Doom and gloom not the best communications strategy

It’s tempting for school district leaders to ratchet up the language when talking to patrons about the impacts of this budget crisis on students, staff, families and the community. For the short- and long-term health of the district/patron relationship, however, it’s wise to take a breath and consider the strategic implications before making any dramatic pronouncements.

Savvy school districts have brought their patrons along for the ride as they took a look at next year’s checkbook and began slicing here and dicing there. While many patrons are smarting today because their pet program was not spared, at least they know that the district sweated bullets making these decisions. They have seen the school district doing what they have had to do around their home, if this economy has affected them, and it’s created empathy like no time in recent memory.

To turn around and use hyperbolic language – even if such language might be the most accurate way to describe the potential changes coming in the future – changes the relationship at a time when school districts have patrons’ advocacy.

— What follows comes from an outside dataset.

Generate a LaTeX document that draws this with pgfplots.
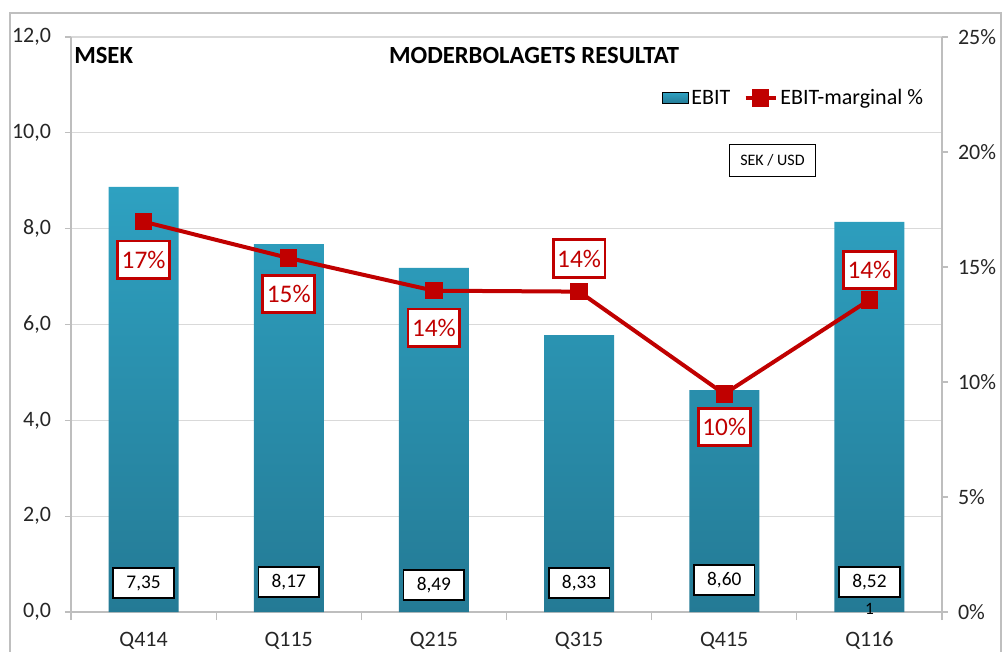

Instead, make the language matter-of-fact and let the reader, listener or viewer draw his or her own conclusion about the significance of the situation. There’s no need to say “class sizes might grow by five or more students, meaning less personal attention, if we need to cut 30 more teachers.” Just saying “the future may require 30 additional cuts in the teaching staff, which will lead to larger class sizes” will get the same message out there without the shock language that patrons will easily conjure up on their own – without the district’s help.